Count Antonios Maria Kapodistrias (Αντώνιος Μαρία Καποδίστριας; 1741–1821) (Note: While many sources place his death in the year 1819, his headstone mentions the year ,αωκα´, which in Greek numerals corresponds to 1821.) or Capodistrias (also in Capo d'Istria) was a Greek politician, lawyer, and diplomat. Born into a noble family from Corfu, he held the title of Count of Capo d'Istria and became a member of the island's Great Council. Antonios was chosen as a representative of the island to the Ottoman Sublime Porte in 1799. He played a major role during the negotiations for the founding of the Septinsular Republic in 1800 as well as in the composition of the state's new constitution.

== Biography ==
Antonios Maria Kapodistrias was born in 1741 in Corfu, the most populous of the Ionian Islands, then under Venetian rule. He was descended from a distinguished noble family of counts that had a long and significant presence in the island's politics, economy, and social affairs. The Kapodistrias family was inscribed in the Libro d'Oro (Golden Book) of Corfiot nobility, which from the sixteenth century begun to include some Greek families, along with those of the Italian settlers. At his youth Antonios was educated by scholar and theologian Nikephoros Theotokis and later studied law in Padua, Italy. Antonios returned to Corfu and became active in the island's politics, joining the Great Council of Corfu in 1760.

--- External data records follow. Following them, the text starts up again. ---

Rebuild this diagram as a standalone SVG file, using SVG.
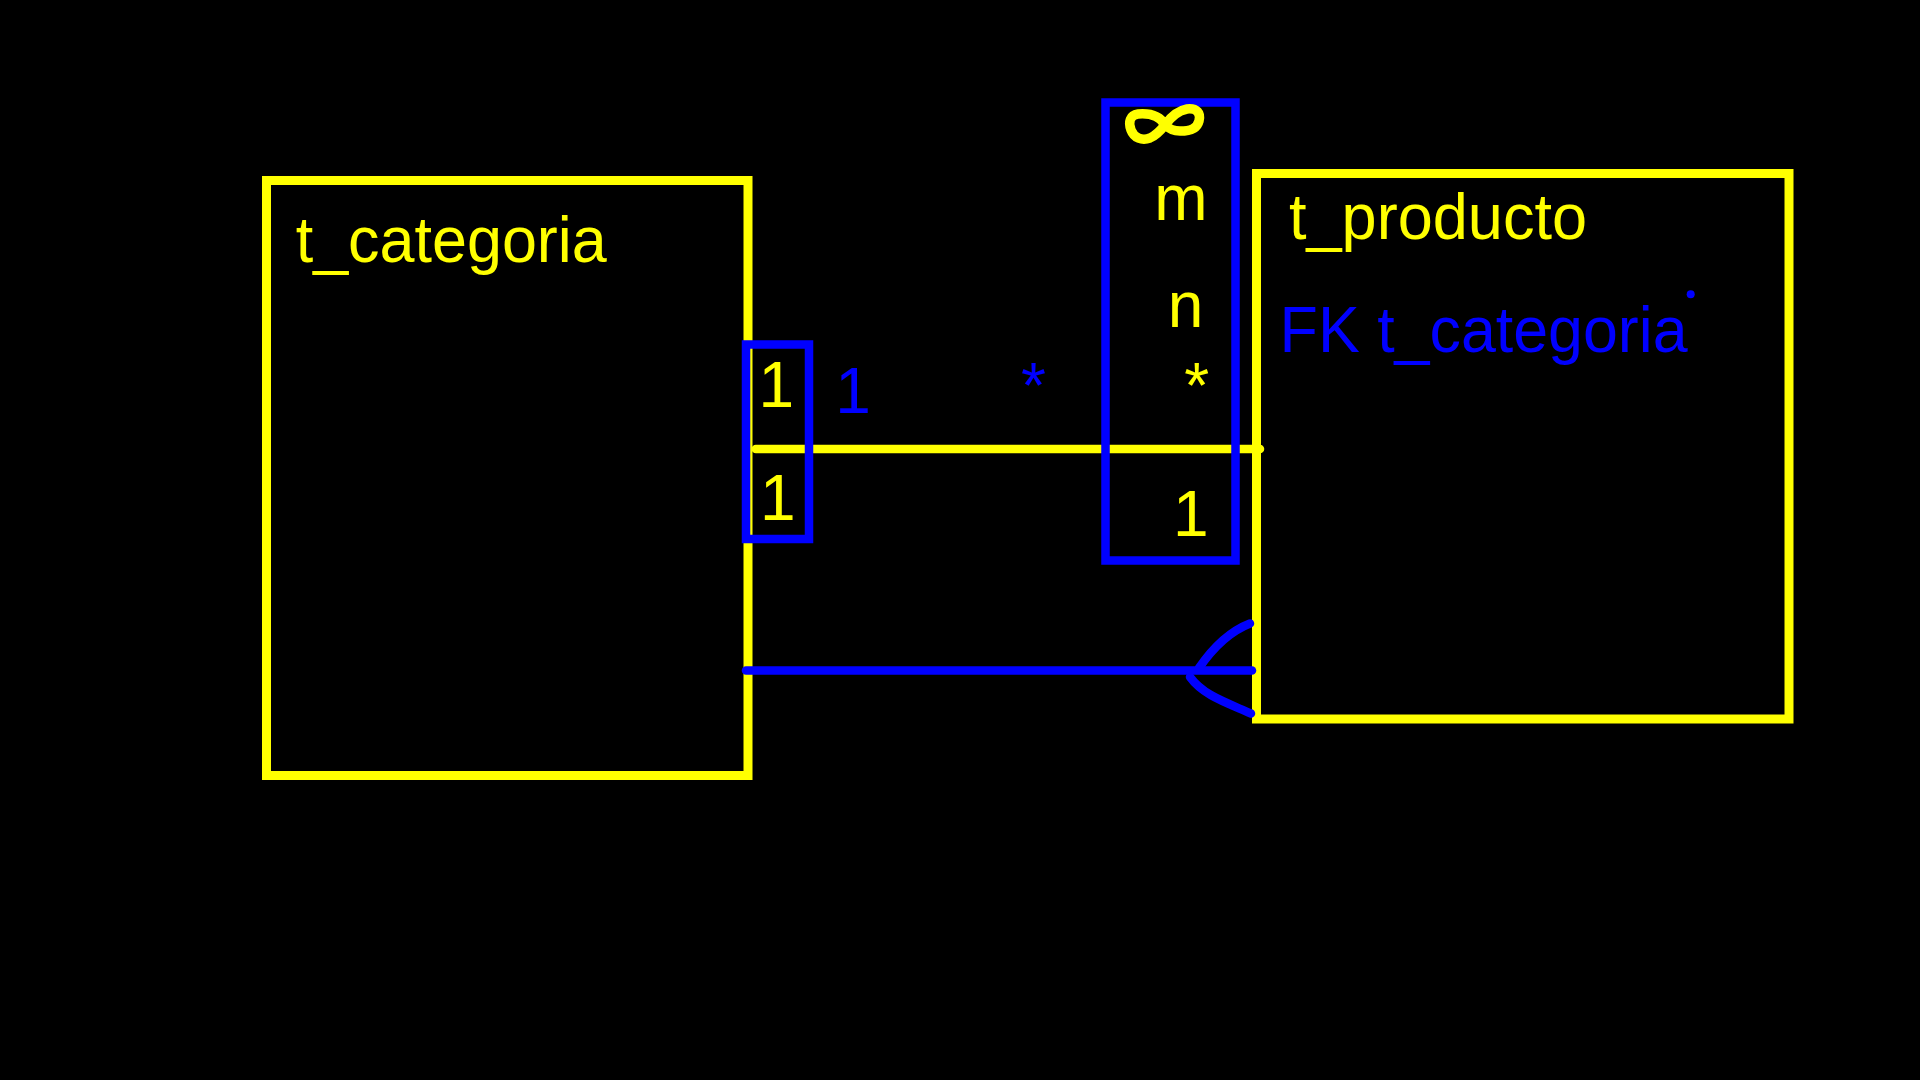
<svg xmlns="http://www.w3.org/2000/svg" width="1920" height="1080" viewBox="0 0 1920 1080">
<style>
.bg{fill:#000}
.ybox{fill:none;stroke:#FFFF00;stroke-width:9}
.bbox{fill:none;stroke:#0000FF;stroke-width:8.5}
.yl{fill:none;stroke:#FFFF00;stroke-width:8.5;stroke-linecap:round}
.bl{fill:none;stroke:#0000FF;stroke-width:8.5;stroke-linecap:round;stroke-linejoin:round}
text{font-family:"Liberation Sans",Arial,sans-serif;font-size:64px}
.y{fill:#FFFF00}
.b{fill:#0000FF}
.m{text-anchor:middle}
</style>
<rect class="bg" x="0" y="0" width="1920" height="1080"/>
<g id="t_categoria">
<rect class="ybox" x="266.5" y="180.5" width="481.5" height="595"/>
<text class="y" x="295.7" y="261.7" textLength="311" lengthAdjust="spacingAndGlyphs">t_categoria</text>
</g>
<g id="t_producto">
<rect class="ybox" x="1256.5" y="173.5" width="532.5" height="545.5"/>
<text class="y" x="1289" y="239" textLength="298" lengthAdjust="spacingAndGlyphs">t_producto</text>
<text class="b" x="1279.6" y="352.3" textLength="408" lengthAdjust="spacingAndGlyphs">FK t_categoria</text>
<circle class="b" cx="1690.7" cy="294.3" r="4"/>
</g>
<g id="connectors">
<line class="yl" x1="755.8" y1="449" x2="1260" y2="449"/>
<line class="bl" x1="746" y1="670.5" x2="1252" y2="670.5"/>
<path class="bl" d="M1250,623.5 C1228,632 1210,652 1199,668"/>
<path class="bl" d="M1190,677 C1203,695 1225,702 1251,713.5"/>
</g>
<g id="cardinalidad_categoria">
<rect class="bbox" x="746" y="344.5" width="63" height="194.5"/>
<text class="y m" x="776.4" y="406.7">1</text>
<text class="y m" x="777.7" y="520">1</text>
</g>
<g id="etiquetas">
<text class="b m" x="853" y="412.7">1</text>
<text class="b m" x="1033.4" y="407.5">*</text>
</g>
<g id="cardinalidad_producto">
<rect class="bbox" x="1105.5" y="102.5" width="130" height="458"/>
<path fill="none" stroke="#FFFF00" stroke-width="9.5" stroke-linecap="round" stroke-linejoin="round" d="M1165,125 C1160,116 1150,113 1138,114 C1130,115 1128,122 1131,130 C1134,138 1142,141 1150,138 C1157,135 1161,130 1165,125 C1170,118 1176,111 1187,109 C1197,108 1201,113 1199,121 C1197,129 1190,131 1180,131 C1172,131 1168,128 1165,125 Z"/>
<text class="y m" x="1180.8" y="220">m</text>
<text class="y m" x="1185.5" y="326.7">n</text>
<text class="y m" x="1196.7" y="407.5">*</text>
<text class="y m" x="1190.7" y="535.7">1</text>
</g>
</svg>
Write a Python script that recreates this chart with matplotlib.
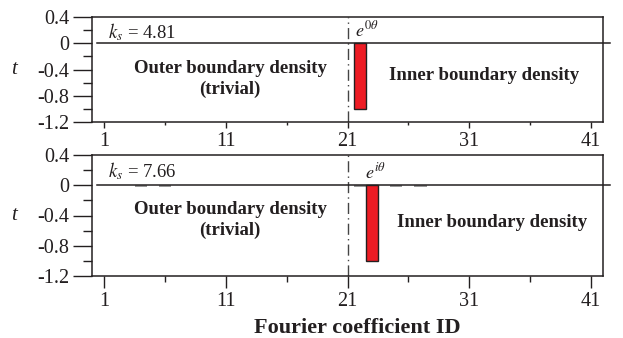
import numpy as np
import matplotlib
matplotlib.use("Agg")
import matplotlib.pyplot as plt
from matplotlib.ticker import FixedLocator

plt.rcParams['font.family'] = ['Liberation Serif', 'DejaVu Serif']
plt.rcParams['mathtext.fontset'] = 'stix'

# ---- data ----
xticks = [1, 11, 21, 31, 41]
xtick_labels = ['1', '11', '21', '31', '41']
yticks = [0.4, 0.0, -0.4, -0.8, -1.2]
ytick_labels = ['0.4', '0', '-0.4', '-0.8', '-1.2']

top_ids = [22]
top_vals = [-1.0]
top_ks = 4.81
top_mode = r'$e^{0\theta}$'

bot_ids = [23]
bot_vals = [-1.0]
bot_small_ids = [4, 6, 22, 25, 27]
bot_small_vals = [-0.02, -0.02, -0.02, -0.02, -0.02]
bot_ks = 7.66
bot_mode = r'$e^{i\theta}$'

TXT = '#231f20'
RED = '#ed1c24'

fig = plt.figure(figsize=(6.23, 3.38), dpi=100)
W, H = 623, 338
def pos(l, t, r, b):
    return [l / W, 1 - b / H, (r - l) / W, (b - t) / H]

ax1 = fig.add_axes(pos(92, 17, 603, 122))
ax2 = fig.add_axes(pos(92, 155, 603, 276))

def style(ax, xmaj, xmin, xpad):
    ax.set_xlim(0, 42)
    ax.set_ylim(-1.2, 0.4)
    for s in ax.spines.values():
        s.set_linewidth(1.1)
        s.set_color(TXT)
    ax.set_xticks(xticks)
    ax.set_xticklabels(xtick_labels)
    ax.xaxis.set_minor_locator(FixedLocator([6, 16, 26, 36]))
    ax.set_yticks(yticks)
    ax.set_yticklabels(ytick_labels)
    ax.yaxis.set_minor_locator(FixedLocator([0.2, -0.2, -0.6, -1.0]))
    ax.tick_params(axis='y', which='major', length=13.5, width=1.0, direction='out',
                   labelsize=14.5, colors=TXT, pad=3)
    ax.tick_params(axis='y', which='minor', length=6.5, width=1.0, direction='out', colors=TXT)
    ax.tick_params(axis='x', which='major', length=xmaj, width=1.0, direction='out',
                   labelsize=14.5, colors=TXT, pad=xpad)
    ax.tick_params(axis='x', which='minor', length=xmin, width=1.0, direction='out', colors=TXT)
    ax.set_ylabel('t', rotation=0, fontsize=15, style='italic', color=TXT, va='center', ha='center')
    ax.yaxis.set_label_coords(-0.152, 0.5)
    # zero line extending beyond right frame
    ax.plot([0.4, 42.6], [0, 0], color=TXT, lw=1.1, clip_on=False, zorder=3)
    ax.axvline(21, color='#444444', lw=1.0, dashes=(8, 3, 1, 3), zorder=1)

style(ax1, 4.0, 2.2, 3.5)
style(ax2, 8.6, 4.0, 3.0)

ax1.bar(top_ids, top_vals, width=1.0, color=RED, edgecolor=TXT, linewidth=1.0, zorder=4)
ax2.bar(bot_small_ids, bot_small_vals, width=1.0, color='#999999', linewidth=0, zorder=2)
ax2.bar(bot_ids, bot_vals, width=1.0, color=RED, edgecolor=TXT, linewidth=1.0, zorder=4)

ax1.text(1.3, 0.17, r'$k_s$' + f' = {top_ks:.2f}', fontsize=13.5, color=TXT, va='center', ha='left')
ax2.text(1.3, 0.18, r'$k_s$' + f' = {bot_ks:.2f}', fontsize=13.5, color=TXT, va='center', ha='left')

ax1.text(21.6, 0.04, top_mode, fontsize=13, color=TXT, ha='left', va='bottom')
ax2.text(22.4, 0.04, bot_mode, fontsize=13, color=TXT, ha='left', va='bottom')

ax1.text(11.35, -0.54, 'Outer boundary density\n(trivial)', fontsize=13.5, fontweight='bold',
         ha='center', va='center', color=TXT, linespacing=1.3)
ax2.text(11.35, -0.46, 'Outer boundary density\n(trivial)', fontsize=13.5, fontweight='bold',
         ha='center', va='center', color=TXT, linespacing=1.3)
ax1.text(32.25, -0.49, 'Inner boundary density', fontsize=13.5, fontweight='bold',
         ha='center', va='center', color=TXT)
ax2.text(32.9, -0.49, 'Inner boundary density', fontsize=13.5, fontweight='bold',
         ha='center', va='center', color=TXT)

ax2.set_xlabel('Fourier coefficient ID', fontsize=16, fontweight='bold', color=TXT)
ax2.xaxis.set_label_coords(0.52, -0.43)
ax2.xaxis.label.set_va('center')

fig.savefig('out.png', dpi=100)
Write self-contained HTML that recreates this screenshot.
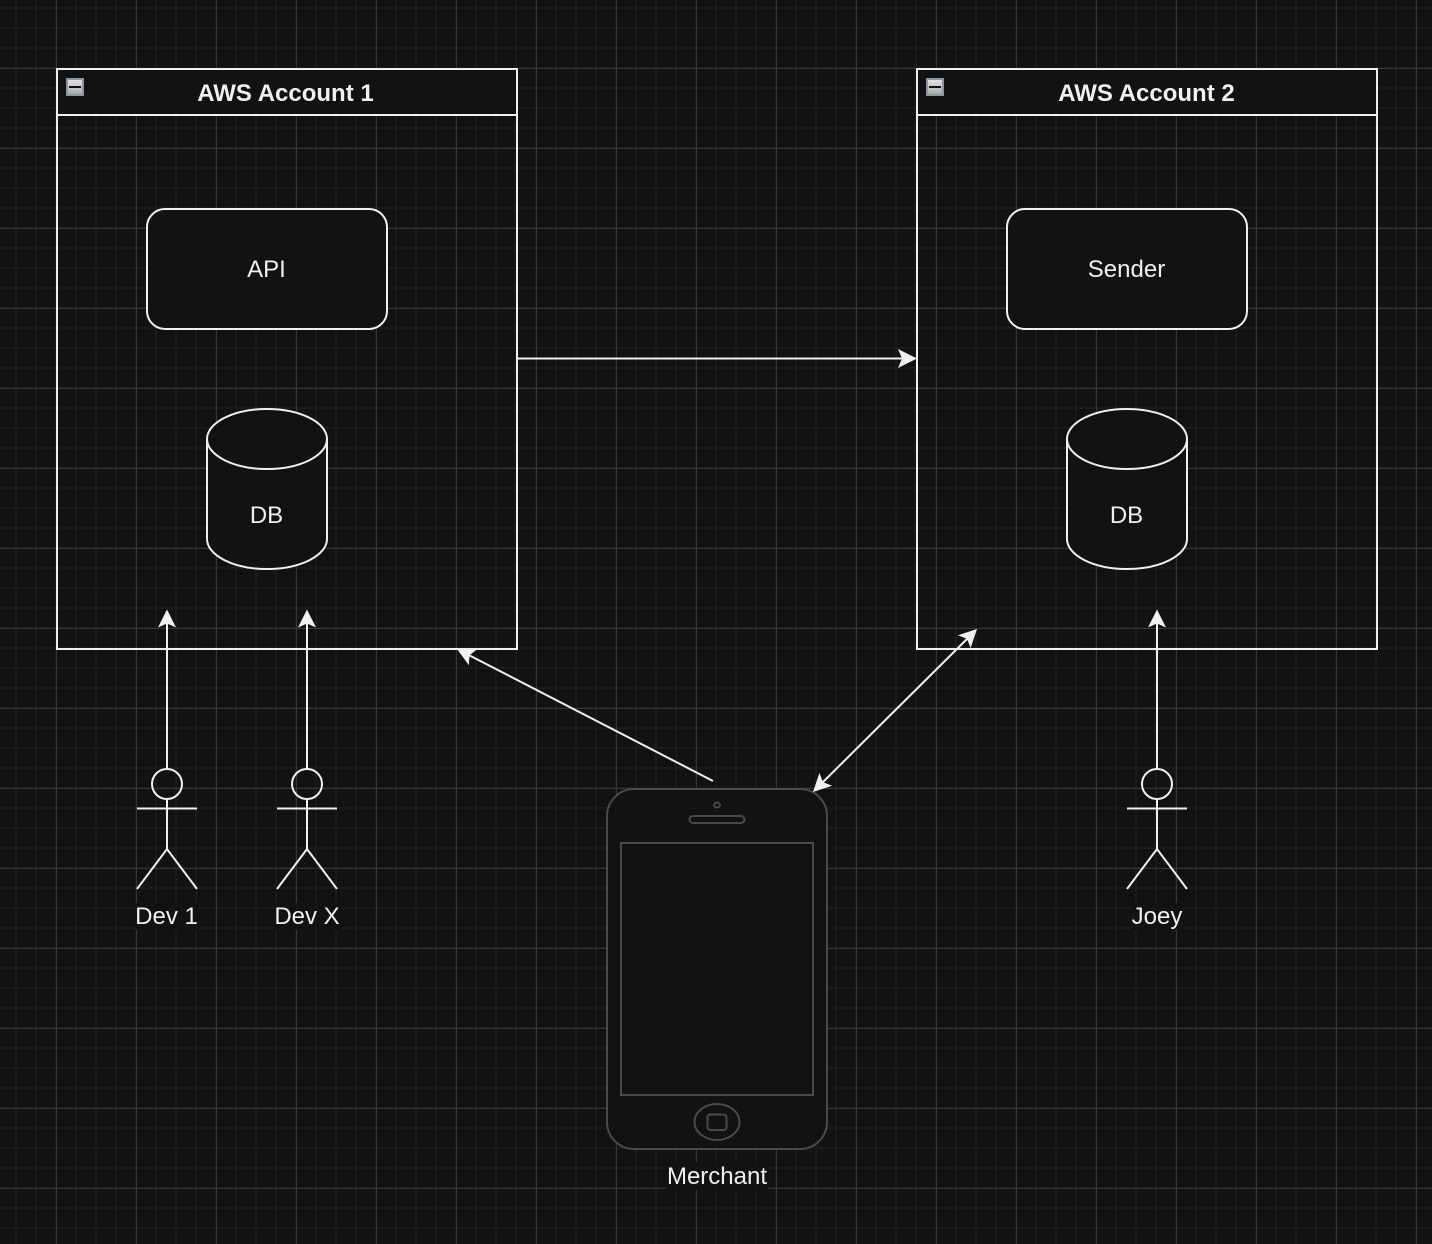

Kapodistrias married the Corfiot noblewoman Adamantia Gonemis in the early 1770s and had their first son Viaros in 1774; they had in total nine children, four daughters and five sons. The Republic of Venice ruled the Ionian islands until its partition upon the Treaty of Campo Formio, when the islands briefly came under French control between 1797 and 1799. When Venice was overthrown, the island's nobles reacted to the abolition of their aristocratic privileges that was introduced by the French. As a result, Antonios Maria Kapodistrias, the leading representative of the Corfiot nobles, was arrested by the French and briefly imprisoned in 1798. He later settled with his family at their country home in Koukouritsa, located at the village of Evropouli in Corfu.

== Septinsular Republic ==
Following the capture of the islands by the allied Russian and Ottoman fleet in 1798, it was agreed that they would form an autonomous state that became known as the Septinsular Republic. Kapodistrias, accompanied by his son Augustinos, was one of the twelve delegates drawn from the noble classes of the Ionian Islands in 1799 that were to be sent to Saint Petersburg and Constantinople, in order to negotiate the status of the new state. In September 1799, Kapodistrias and the Zakynthian Count Nikolaos Gradenigos Sigouros Desyllas were chosen by the Sublime Porte as representatives during the negotiations in Constantinople. The independence of the new state was one of the main requests of the two delegates. The subsequent Treaty of Constantinople created the "Republic of the Seven United Islands" in 1800. Although its status as a semi-independent republic under Ottoman sovereignty was unpopular, it was nevertheless regarded as the first free Greek state to be established since the Fall of Constantinople in the 15th century. In December 1800, Kapodistrias and Sigouros Desyllas returned to Corfu from Constantinople having composed the new 'Byzantine Constitution', comprising 37 articles. As imperial commissioners, the two men were responsible for watching over the implementation of the constitution, a position which was soon held by Antonios Maria's son Ioannis Kapodistrias.